The Bang Bang Club adalah film yang dirilis pada tahun 2010 dan disutradarai oleh Steven Silver. Film ini mengisahkan perjalanan empat jurnalis fotografi yang mempertaruhkan nyawa mereka demi mendokumentasikan kekerasan dan konflik yang terjadi di Afrika Selatan pada awal 1990-an. Keempat jurnalis ini adalah Kevin Carter, Greg Marinovich, Ken Oosterbroek, dan Joao Silva. Mereka dikenal sebagai kelompok fotografer yang berani mengambil risiko demi mendapatkan gambar-gambar yang mampu menggambarkan realitas pahit dari situasi politik dan sosial di negara tersebut.
Afrika Selatan pada awal tahun 1990-an sedang berada dalam masa transisi menuju demokrasi setelah bertahun-tahun hidup di bawah sistem apartheid. Ketegangan rasial dan politik semakin memanas, menyebabkan banyak bentrokan antara kelompok-kelompok yang berseteru. Dalam situasi ini, peran jurnalis foto menjadi sangat penting karena mereka bertugas untuk mengabadikan kenyataan yang terjadi di lapangan dan menyampaikannya kepada dunia.

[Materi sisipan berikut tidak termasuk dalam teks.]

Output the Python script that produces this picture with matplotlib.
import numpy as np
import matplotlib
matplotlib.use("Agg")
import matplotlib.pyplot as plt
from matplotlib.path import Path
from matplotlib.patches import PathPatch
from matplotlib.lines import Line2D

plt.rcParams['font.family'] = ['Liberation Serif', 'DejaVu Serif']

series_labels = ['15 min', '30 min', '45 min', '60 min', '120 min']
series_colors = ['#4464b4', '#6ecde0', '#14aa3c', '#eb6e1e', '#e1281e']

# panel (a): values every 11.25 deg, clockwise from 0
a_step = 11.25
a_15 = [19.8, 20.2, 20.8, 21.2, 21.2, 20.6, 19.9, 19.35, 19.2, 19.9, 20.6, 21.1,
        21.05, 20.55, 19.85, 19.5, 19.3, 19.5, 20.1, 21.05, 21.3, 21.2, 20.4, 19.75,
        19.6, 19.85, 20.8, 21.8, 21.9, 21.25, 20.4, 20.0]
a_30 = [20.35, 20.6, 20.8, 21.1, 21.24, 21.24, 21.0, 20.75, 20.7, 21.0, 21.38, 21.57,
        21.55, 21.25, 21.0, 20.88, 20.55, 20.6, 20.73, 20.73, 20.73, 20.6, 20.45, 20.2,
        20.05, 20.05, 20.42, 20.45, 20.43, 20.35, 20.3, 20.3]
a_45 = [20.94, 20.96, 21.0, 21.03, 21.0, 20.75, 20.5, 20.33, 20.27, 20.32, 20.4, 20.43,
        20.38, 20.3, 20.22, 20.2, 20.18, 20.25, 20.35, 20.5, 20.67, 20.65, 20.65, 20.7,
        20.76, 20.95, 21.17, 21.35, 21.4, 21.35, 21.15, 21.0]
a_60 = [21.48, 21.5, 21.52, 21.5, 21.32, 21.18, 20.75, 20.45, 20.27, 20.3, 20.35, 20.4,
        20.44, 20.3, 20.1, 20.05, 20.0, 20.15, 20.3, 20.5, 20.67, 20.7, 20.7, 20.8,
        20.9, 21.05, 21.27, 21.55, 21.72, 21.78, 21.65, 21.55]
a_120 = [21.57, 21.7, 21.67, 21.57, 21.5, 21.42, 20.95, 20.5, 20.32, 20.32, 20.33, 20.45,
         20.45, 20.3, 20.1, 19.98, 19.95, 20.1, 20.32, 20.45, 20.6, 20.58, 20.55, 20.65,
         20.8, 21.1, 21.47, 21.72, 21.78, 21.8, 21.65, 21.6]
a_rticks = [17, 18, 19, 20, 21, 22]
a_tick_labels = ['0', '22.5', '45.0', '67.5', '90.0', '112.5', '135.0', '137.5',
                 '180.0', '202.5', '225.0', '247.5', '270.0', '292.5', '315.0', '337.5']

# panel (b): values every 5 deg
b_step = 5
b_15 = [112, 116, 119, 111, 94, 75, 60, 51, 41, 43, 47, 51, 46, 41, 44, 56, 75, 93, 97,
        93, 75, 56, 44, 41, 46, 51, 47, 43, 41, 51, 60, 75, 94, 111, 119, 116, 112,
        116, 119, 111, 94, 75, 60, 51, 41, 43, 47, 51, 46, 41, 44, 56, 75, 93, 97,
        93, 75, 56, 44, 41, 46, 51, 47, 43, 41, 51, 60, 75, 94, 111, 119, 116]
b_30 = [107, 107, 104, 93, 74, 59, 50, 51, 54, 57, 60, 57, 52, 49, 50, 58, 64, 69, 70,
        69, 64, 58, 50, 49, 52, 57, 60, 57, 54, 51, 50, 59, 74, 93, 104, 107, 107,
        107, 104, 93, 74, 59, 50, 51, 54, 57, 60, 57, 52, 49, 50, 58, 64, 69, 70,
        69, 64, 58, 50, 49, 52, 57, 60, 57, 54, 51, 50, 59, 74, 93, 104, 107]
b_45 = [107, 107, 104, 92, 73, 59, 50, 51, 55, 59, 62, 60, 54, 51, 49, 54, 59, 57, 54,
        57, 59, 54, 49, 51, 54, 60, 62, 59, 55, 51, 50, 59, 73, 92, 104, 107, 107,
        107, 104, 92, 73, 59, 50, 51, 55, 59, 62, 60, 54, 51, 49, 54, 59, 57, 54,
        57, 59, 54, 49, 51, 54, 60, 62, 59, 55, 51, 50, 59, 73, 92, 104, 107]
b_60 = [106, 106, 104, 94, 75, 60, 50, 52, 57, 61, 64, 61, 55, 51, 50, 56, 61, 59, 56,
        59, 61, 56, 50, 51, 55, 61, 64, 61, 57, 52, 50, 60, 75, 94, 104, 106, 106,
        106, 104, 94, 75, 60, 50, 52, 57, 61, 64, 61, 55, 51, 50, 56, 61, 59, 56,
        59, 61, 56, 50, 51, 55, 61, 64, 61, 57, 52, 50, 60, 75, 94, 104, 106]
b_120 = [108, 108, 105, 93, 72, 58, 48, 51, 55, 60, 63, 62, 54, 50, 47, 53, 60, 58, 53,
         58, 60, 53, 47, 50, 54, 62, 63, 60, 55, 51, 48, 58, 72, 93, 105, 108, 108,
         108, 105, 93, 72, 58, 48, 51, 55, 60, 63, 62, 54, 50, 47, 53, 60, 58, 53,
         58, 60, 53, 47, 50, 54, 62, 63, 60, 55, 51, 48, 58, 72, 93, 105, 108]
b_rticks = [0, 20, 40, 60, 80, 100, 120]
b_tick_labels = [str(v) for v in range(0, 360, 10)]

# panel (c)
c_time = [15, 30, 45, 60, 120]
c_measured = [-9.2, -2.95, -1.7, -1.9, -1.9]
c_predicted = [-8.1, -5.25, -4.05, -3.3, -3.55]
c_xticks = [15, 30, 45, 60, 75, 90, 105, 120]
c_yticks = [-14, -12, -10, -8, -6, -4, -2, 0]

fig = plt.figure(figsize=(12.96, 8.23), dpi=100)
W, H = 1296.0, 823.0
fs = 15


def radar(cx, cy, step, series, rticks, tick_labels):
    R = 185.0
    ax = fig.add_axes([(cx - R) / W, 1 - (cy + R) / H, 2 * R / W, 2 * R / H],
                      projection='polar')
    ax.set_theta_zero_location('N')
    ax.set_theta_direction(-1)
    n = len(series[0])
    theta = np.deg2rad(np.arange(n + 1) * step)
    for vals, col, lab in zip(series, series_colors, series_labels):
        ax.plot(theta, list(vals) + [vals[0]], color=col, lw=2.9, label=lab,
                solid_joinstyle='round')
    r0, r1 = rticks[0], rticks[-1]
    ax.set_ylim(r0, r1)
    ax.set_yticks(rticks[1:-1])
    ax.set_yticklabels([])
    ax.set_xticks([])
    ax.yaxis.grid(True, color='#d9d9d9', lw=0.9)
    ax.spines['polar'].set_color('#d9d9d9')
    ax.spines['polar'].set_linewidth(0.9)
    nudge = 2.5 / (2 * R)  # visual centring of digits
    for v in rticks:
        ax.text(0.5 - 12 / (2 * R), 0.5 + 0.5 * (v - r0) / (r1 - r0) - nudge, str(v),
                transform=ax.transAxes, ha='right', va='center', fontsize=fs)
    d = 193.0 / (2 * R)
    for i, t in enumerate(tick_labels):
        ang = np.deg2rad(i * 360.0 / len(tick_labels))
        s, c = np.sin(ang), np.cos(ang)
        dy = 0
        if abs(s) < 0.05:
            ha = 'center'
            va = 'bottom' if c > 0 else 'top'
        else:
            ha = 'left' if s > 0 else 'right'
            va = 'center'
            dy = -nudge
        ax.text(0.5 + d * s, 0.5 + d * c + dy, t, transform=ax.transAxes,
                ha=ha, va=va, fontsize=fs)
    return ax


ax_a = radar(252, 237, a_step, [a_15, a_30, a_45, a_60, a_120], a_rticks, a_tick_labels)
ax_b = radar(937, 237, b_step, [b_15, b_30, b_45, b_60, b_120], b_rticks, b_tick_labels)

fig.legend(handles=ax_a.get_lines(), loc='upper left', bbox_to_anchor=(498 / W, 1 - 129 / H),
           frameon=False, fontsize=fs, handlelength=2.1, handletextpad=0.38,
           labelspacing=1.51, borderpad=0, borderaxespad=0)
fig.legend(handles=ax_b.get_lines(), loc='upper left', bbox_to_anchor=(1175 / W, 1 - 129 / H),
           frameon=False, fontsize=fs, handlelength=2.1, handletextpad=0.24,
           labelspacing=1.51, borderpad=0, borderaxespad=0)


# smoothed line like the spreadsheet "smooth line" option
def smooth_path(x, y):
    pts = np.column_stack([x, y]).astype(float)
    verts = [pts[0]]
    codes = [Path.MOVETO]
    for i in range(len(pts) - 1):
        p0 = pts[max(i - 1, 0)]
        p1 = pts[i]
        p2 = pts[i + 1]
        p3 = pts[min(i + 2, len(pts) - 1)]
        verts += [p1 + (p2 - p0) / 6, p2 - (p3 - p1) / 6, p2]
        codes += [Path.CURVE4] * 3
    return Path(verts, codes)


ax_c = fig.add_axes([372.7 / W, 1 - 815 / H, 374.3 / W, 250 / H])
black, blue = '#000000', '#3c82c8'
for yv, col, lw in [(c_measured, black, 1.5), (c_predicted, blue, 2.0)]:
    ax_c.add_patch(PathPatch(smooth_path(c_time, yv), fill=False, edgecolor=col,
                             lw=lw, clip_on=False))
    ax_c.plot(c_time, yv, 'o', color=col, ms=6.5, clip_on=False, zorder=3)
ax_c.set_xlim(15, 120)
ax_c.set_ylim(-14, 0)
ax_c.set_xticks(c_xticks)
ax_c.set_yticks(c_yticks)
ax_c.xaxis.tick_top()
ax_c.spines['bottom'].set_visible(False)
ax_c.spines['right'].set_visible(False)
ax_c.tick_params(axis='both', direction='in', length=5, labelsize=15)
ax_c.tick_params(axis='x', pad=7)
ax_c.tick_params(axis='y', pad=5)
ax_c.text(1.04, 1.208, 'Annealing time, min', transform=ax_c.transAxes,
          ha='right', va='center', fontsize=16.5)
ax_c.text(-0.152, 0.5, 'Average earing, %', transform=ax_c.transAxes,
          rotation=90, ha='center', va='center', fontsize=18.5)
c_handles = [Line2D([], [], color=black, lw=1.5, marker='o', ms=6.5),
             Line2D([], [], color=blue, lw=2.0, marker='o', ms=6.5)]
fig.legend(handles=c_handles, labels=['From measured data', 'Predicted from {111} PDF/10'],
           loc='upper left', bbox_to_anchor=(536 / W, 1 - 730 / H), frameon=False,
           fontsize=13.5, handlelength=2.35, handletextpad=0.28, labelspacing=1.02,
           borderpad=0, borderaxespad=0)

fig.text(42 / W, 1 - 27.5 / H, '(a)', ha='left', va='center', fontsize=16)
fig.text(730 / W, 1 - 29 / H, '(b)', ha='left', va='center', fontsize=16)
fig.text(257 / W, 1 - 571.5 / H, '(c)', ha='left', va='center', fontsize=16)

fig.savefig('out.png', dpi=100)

Greg Marinovich pertama kali bertemu dengan Kevin Carter, Ken Oosterbroek, dan Joao Silva di salah satu peristiwa kerusuhan yang terjadi di sana. Awalnya, Greg dianggap sebagai fotografer pemula, tetapi ia menunjukkan keberanian dan ketajaman dalam menangkap momen-momen penting. Karena bakat dan keberaniannya, Greg akhirnya direkrut oleh media yang menaungi Kevin, Ken, dan Joao untuk bekerja sama dalam mencari foto-foto yang memiliki nilai jurnalistik tinggi. Sejak saat itu, Greg bergabung dengan The Bang Bang Club, sebuah kelompok fotografer yang berusaha mendokumentasikan realitas pahit dari konflik di Afrika Selatan.
Film ini berfokus pada perjalanan Greg Marinovich bersama rekan-rekannya dalam mendokumentasikan kekerasan yang terjadi di Afrika Selatan. Foto-foto yang mereka abadikan menjadi saksi bisu atas penderitaan masyarakat, ketidakadilan, dan dampak dari ketegangan politik yang terjadi di negara tersebut. Hasil jepretan mereka mengguncang dunia karena menyoroti sisi gelap dari perjuangan menuju demokrasi di Afrika Selatan.
Namun, keberhasilan mereka dalam dunia jurnalistik tidak datang tanpa risiko besar. Ancaman kematian selalu menghantui mereka di setiap misi yang mereka jalankan. Mereka sering kali berada di garis depan konflik, di antara kelompok-kelompok yang saling menyerang dengan senjata tajam dan senjata api. Tidak hanya itu, mereka juga harus menghadapi dampak psikologis dari apa yang mereka saksikan dan abadikan dalam foto-foto mereka.
Kevin Carter, misalnya, mengalami tekanan mental yang luar biasa akibat pengalaman yang ia alami selama menjadi fotografer perang. Salah satu foto yang paling dikenalnya adalah gambar seorang anak kecil yang kelaparan di Sudan, dengan seekor burung bangkai yang menunggu di belakangnya. Foto tersebut mengguncang dunia dan membuatnya meraih penghargaan Pulitzer. Namun, setelah foto itu tersebar, ia dihantui berbagai pertanyaan dari banyak orang, termasuk apakah ia membantu anak tersebut atau tidak. Beban moral yang ia rasakan semakin berat seiring berjalannya waktu.

Selain itu, para jurnalis foto ini sering kali berhadapan dengan situasi yang tidak hanya berbahaya tetapi juga penuh ketidakpastian. Mereka harus terus bergerak dari satu lokasi ke lokasi lain untuk mendapatkan gambar-gambar yang mampu menceritakan kisah konflik secara mendalam. Dalam proses ini, mereka juga berhadapan dengan kelompok-kelompok bersenjata yang tidak jarang menganggap keberadaan jurnalis sebagai ancaman. Banyak dari mereka yang mengalami cedera akibat berada terlalu dekat dengan pusat konflik, dan beberapa di antaranya bahkan kehilangan nyawa dalam proses ini.